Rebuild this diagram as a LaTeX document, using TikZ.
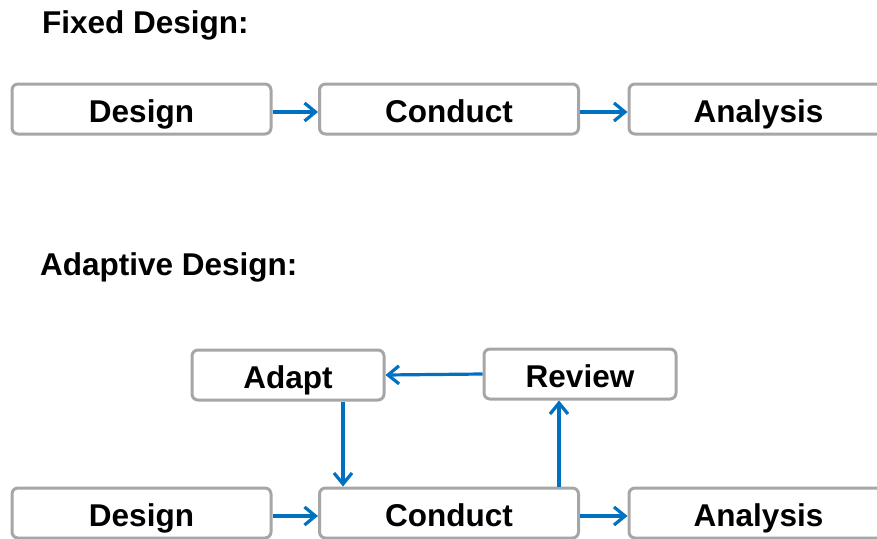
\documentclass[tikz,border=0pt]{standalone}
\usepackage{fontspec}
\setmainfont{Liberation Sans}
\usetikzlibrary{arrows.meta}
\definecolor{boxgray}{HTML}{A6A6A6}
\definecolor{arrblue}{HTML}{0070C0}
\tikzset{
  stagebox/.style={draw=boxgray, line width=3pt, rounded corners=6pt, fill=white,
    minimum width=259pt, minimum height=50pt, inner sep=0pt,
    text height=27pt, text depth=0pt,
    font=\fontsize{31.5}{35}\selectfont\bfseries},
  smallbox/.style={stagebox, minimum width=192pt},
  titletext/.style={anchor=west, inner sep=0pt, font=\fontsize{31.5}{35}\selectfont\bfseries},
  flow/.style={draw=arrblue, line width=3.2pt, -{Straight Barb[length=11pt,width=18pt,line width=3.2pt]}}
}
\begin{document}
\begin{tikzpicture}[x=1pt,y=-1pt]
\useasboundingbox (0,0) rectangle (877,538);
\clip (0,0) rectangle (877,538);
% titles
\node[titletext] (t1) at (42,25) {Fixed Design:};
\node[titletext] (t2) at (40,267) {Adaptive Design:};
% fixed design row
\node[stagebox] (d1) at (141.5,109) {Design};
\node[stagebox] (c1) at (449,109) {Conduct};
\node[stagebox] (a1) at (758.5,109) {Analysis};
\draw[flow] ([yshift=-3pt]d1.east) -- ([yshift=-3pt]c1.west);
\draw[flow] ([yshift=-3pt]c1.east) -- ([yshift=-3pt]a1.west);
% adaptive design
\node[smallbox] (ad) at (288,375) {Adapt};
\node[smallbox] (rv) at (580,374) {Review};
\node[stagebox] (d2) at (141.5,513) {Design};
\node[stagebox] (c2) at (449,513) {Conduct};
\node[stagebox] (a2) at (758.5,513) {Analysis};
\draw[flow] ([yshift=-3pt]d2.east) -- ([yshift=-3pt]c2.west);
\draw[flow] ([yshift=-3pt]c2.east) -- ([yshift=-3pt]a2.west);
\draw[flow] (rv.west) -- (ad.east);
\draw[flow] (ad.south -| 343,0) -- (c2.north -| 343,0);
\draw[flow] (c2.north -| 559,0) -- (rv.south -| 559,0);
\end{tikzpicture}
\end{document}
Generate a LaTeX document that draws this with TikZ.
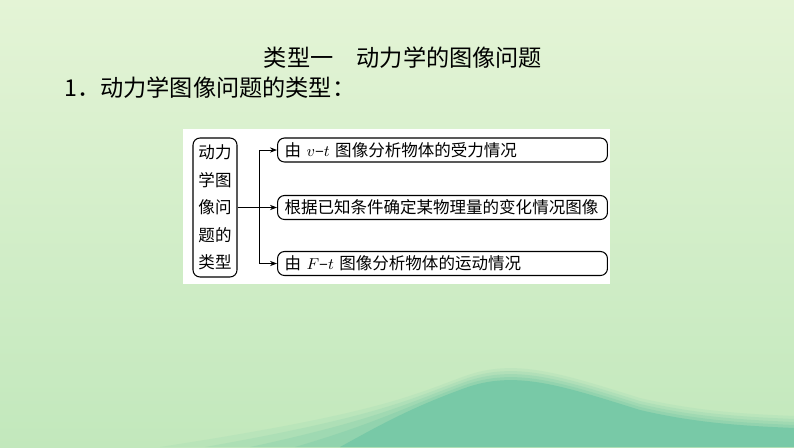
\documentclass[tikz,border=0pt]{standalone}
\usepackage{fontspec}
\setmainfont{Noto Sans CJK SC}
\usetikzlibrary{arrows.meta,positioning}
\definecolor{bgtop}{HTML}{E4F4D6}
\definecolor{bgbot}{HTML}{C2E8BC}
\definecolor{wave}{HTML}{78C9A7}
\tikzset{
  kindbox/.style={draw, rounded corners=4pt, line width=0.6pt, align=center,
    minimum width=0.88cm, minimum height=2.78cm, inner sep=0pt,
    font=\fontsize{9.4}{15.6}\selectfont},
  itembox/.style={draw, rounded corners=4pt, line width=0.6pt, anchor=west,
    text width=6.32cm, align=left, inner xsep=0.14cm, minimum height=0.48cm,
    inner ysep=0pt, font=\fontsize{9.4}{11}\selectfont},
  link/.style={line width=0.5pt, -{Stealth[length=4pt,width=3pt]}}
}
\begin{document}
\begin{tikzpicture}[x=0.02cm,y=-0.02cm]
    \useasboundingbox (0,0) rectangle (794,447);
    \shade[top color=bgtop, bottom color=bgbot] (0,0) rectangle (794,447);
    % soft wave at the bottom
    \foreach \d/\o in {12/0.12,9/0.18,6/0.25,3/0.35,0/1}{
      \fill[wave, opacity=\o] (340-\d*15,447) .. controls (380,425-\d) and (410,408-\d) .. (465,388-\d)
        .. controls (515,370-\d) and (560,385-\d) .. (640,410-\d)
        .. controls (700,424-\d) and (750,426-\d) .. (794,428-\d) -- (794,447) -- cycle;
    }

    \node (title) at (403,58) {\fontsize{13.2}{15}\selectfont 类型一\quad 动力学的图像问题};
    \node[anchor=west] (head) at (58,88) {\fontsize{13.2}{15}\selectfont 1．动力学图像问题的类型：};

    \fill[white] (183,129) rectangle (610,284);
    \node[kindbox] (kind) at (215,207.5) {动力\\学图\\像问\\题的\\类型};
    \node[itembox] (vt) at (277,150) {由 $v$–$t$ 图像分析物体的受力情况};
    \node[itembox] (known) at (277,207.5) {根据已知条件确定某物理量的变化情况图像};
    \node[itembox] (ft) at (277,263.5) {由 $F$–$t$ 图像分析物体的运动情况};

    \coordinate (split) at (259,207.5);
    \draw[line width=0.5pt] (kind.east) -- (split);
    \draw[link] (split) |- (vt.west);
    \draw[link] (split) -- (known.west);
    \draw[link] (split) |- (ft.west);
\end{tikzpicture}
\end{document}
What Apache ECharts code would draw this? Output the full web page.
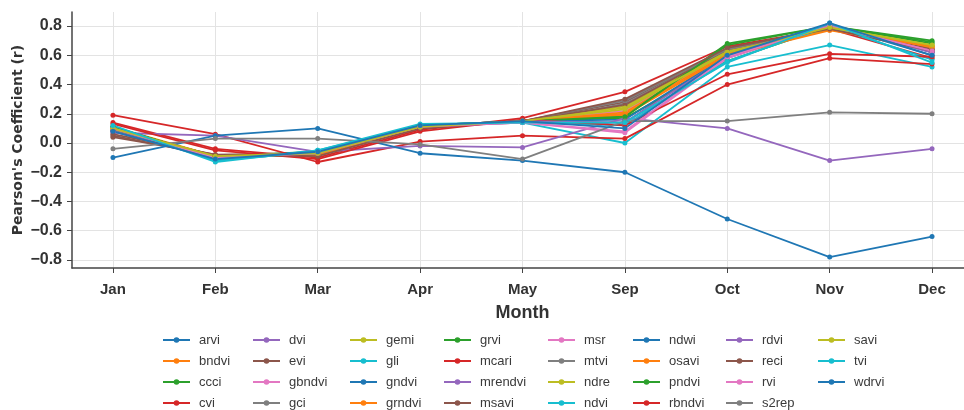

▬▬▬▬▬▬▬▬▬▬

Output the records above exactly; leave out the pictures.

Rebuild this diagram as a LaTeX document, using TikZ.
\documentclass[tikz,border=0pt]{standalone}
\usepackage{fontspec}
\setmainfont{Liberation Sans}
\usetikzlibrary{arrows.meta}
\definecolor{boxgray}{HTML}{A6A6A6}
\definecolor{arrblue}{HTML}{0070C0}
\tikzset{
  stagebox/.style={draw=boxgray, line width=3pt, rounded corners=6pt, fill=white,
    minimum width=259pt, minimum height=50pt, inner sep=0pt,
    text height=27pt, text depth=0pt,
    font=\fontsize{31.5}{35}\selectfont\bfseries},
  smallbox/.style={stagebox, minimum width=192pt},
  titletext/.style={anchor=west, inner sep=0pt, font=\fontsize{31.5}{35}\selectfont\bfseries},
  flow/.style={draw=arrblue, line width=3.2pt, -{Straight Barb[length=11pt,width=18pt,line width=3.2pt]}}
}
\begin{document}
\begin{tikzpicture}[x=1pt,y=-1pt]
\useasboundingbox (0,0) rectangle (877,538);
\clip (0,0) rectangle (877,538);
% titles
\node[titletext] (t1) at (42,25) {Fixed Design:};
\node[titletext] (t2) at (40,267) {Adaptive Design:};
% fixed design row
\node[stagebox] (d1) at (141.5,109) {Design};
\node[stagebox] (c1) at (449,109) {Conduct};
\node[stagebox] (a1) at (758.5,109) {Analysis};
\draw[flow] ([yshift=-3pt]d1.east) -- ([yshift=-3pt]c1.west);
\draw[flow] ([yshift=-3pt]c1.east) -- ([yshift=-3pt]a1.west);
% adaptive design
\node[smallbox] (ad) at (288,375) {Adapt};
\node[smallbox] (rv) at (580,374) {Review};
\node[stagebox] (d2) at (141.5,513) {Design};
\node[stagebox] (c2) at (449,513) {Conduct};
\node[stagebox] (a2) at (758.5,513) {Analysis};
\draw[flow] ([yshift=-3pt]d2.east) -- ([yshift=-3pt]c2.west);
\draw[flow] ([yshift=-3pt]c2.east) -- ([yshift=-3pt]a2.west);
\draw[flow] (rv.west) -- (ad.east);
\draw[flow] (ad.south -| 343,0) -- (c2.north -| 343,0);
\draw[flow] (c2.north -| 559,0) -- (rv.south -| 559,0);
\end{tikzpicture}
\end{document}
Generate a LaTeX document that draws this with TikZ.
\documentclass[tikz,border=0pt]{standalone}
\usepackage{fontspec}
\setmainfont{Noto Sans CJK SC}
\usetikzlibrary{arrows.meta,positioning}
\definecolor{bgtop}{HTML}{E4F4D6}
\definecolor{bgbot}{HTML}{C2E8BC}
\definecolor{wave}{HTML}{78C9A7}
\tikzset{
  kindbox/.style={draw, rounded corners=4pt, line width=0.6pt, align=center,
    minimum width=0.88cm, minimum height=2.78cm, inner sep=0pt,
    font=\fontsize{9.4}{15.6}\selectfont},
  itembox/.style={draw, rounded corners=4pt, line width=0.6pt, anchor=west,
    text width=6.32cm, align=left, inner xsep=0.14cm, minimum height=0.48cm,
    inner ysep=0pt, font=\fontsize{9.4}{11}\selectfont},
  link/.style={line width=0.5pt, -{Stealth[length=4pt,width=3pt]}}
}
\begin{document}
\begin{tikzpicture}[x=0.02cm,y=-0.02cm]
    \useasboundingbox (0,0) rectangle (794,447);
    \shade[top color=bgtop, bottom color=bgbot] (0,0) rectangle (794,447);
    % soft wave at the bottom
    \foreach \d/\o in {12/0.12,9/0.18,6/0.25,3/0.35,0/1}{
      \fill[wave, opacity=\o] (340-\d*15,447) .. controls (380,425-\d) and (410,408-\d) .. (465,388-\d)
        .. controls (515,370-\d) and (560,385-\d) .. (640,410-\d)
        .. controls (700,424-\d) and (750,426-\d) .. (794,428-\d) -- (794,447) -- cycle;
    }

    \node (title) at (403,58) {\fontsize{13.2}{15}\selectfont 类型一\quad 动力学的图像问题};
    \node[anchor=west] (head) at (58,88) {\fontsize{13.2}{15}\selectfont 1．动力学图像问题的类型：};

    \fill[white] (183,129) rectangle (610,284);
    \node[kindbox] (kind) at (215,207.5) {动力\\学图\\像问\\题的\\类型};
    \node[itembox] (vt) at (277,150) {由 $v$–$t$ 图像分析物体的受力情况};
    \node[itembox] (known) at (277,207.5) {根据已知条件确定某物理量的变化情况图像};
    \node[itembox] (ft) at (277,263.5) {由 $F$–$t$ 图像分析物体的运动情况};

    \coordinate (split) at (259,207.5);
    \draw[line width=0.5pt] (kind.east) -- (split);
    \draw[link] (split) |- (vt.west);
    \draw[link] (split) -- (known.west);
    \draw[link] (split) |- (ft.west);
\end{tikzpicture}
\end{document}
What Apache ECharts code would draw this? Output the full web page.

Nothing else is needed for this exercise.